Peran Syariah dalam Evaluasi
Fungsi manajerial pengawasan
adalah untuk mengukur dan mengoreksi prestasi kerja bawahan guna memastikan
bahwa tujuan organisasi disemua tingkat dan rencana yang di desain untuk
mencapainya, sedang dilaksanakan. Pengawasan membutuhkan prasyarat adanya
perencanaan yang jelas dan matang serta struktur organisasi yang tepat. Dalam
konteks ini, implementasi syariah diwujudkan melalui tiga pilar pengawasan,
yaitu:
1. Ketaqwaan individu. Seluruh
personel SDM perusahaan dipastikan dan dibina agar menjadi SDM yang bertaqwa.

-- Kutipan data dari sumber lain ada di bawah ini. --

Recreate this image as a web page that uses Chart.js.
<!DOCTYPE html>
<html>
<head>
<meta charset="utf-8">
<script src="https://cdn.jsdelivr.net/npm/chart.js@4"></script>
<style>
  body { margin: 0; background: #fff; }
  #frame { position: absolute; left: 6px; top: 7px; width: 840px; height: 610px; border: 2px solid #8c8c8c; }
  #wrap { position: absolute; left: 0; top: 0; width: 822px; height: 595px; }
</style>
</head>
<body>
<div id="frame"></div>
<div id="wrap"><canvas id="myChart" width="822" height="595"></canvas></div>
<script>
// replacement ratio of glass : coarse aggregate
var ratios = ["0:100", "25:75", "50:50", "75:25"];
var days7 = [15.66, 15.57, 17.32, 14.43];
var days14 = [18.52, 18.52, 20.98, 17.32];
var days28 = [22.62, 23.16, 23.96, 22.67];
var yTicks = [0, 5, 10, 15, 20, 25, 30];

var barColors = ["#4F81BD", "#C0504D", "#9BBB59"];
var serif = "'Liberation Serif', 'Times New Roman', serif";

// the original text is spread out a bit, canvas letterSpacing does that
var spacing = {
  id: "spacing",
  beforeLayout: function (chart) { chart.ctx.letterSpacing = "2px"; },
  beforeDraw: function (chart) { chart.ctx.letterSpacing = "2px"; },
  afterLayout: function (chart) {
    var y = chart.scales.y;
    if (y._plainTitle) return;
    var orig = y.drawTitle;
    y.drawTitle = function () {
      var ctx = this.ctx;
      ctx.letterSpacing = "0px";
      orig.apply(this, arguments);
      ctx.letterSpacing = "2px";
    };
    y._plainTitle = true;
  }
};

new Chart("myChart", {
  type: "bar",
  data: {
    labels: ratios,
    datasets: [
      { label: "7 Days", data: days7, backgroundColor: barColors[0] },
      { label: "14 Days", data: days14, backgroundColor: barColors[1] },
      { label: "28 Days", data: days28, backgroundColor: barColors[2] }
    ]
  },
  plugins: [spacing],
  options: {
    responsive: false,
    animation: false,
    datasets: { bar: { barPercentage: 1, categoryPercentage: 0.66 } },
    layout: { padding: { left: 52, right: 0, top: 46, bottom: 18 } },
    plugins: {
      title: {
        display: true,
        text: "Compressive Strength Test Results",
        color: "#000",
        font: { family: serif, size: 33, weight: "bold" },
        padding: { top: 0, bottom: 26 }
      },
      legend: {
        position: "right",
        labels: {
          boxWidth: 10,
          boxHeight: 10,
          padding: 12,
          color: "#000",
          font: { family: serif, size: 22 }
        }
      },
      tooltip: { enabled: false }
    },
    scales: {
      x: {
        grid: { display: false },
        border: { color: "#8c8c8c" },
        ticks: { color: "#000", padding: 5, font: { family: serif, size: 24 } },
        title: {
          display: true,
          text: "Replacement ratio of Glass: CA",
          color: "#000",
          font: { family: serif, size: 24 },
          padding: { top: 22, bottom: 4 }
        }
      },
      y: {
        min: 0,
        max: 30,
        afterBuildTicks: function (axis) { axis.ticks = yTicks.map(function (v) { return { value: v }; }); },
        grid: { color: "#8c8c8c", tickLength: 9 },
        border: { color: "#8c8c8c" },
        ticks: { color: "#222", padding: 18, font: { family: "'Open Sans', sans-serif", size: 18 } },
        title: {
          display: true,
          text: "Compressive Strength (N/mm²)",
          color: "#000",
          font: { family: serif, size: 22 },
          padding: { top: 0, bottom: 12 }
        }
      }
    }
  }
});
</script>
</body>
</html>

2. Kontrol anggota. Dengan suasana
organisasi yang mencerminkan formula TEAM, maka proses keberlangsungan
organisasi selalu akan mendapatkan pengawalan dari para SDM-nya agar sesuai
dengan arah yang telah ditetapkan.
3. Penerapan (supremasi) aturan.
Organisasi ditegakkan dengan aturan main yang jelas dan transparan
serta-tentu saja-tidak bertentangan dengan syariah.